Having returned to the Canadian side of the Niagara, Riall marched upstream past Niagara Falls, carrying the boats. On 30 December, Riall crossed the Niagara again, 2 mi downstream of Black Rock and defeated American forces at the Battle of Buffalo, after which the villages of Black Rock and Buffalo were set ablaze and the navy yard on Buffalo Creek was destroyed.

Fort Niagara remained in British possession until the end of the war.

===Battle Honours===
In the tradition of British Army battle honours, this action was first awarded in 1815 as Niagara.
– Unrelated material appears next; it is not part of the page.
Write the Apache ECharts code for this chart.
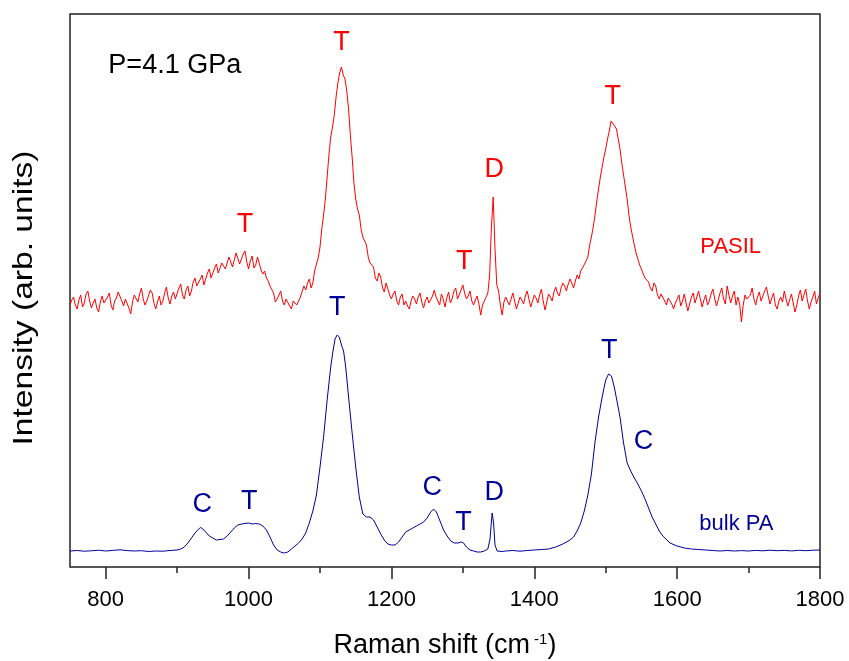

Units present at the capture that hold this title include:
- Captain Holcroft's company of the Royal Artillery, now known as 52 (Niagara) Battery Royal Artillery - (fought at the capture of Fort Niagara and the Battle of Lundy's Lane)
- 100th Regiment of Foot (Prince Regent's County of Dublin Regiment) - Honour regranted in 1875 to successor regiment, the 100th (Prince of Wales's Royal Canadian) Regiment of Foot

Eight currently active battalions of the American Army (1-3 Inf, 2-3 Inf, 4-3 Inf, 1-4 Inf, 2-4 Inf, 3-4 Inf, 2-7 Inf and 3-7 Inf) perpetuate the lineages of three American infantry units (the old 14th, 19th and 24th Infantry Regiments) that were present at Fort Niagara.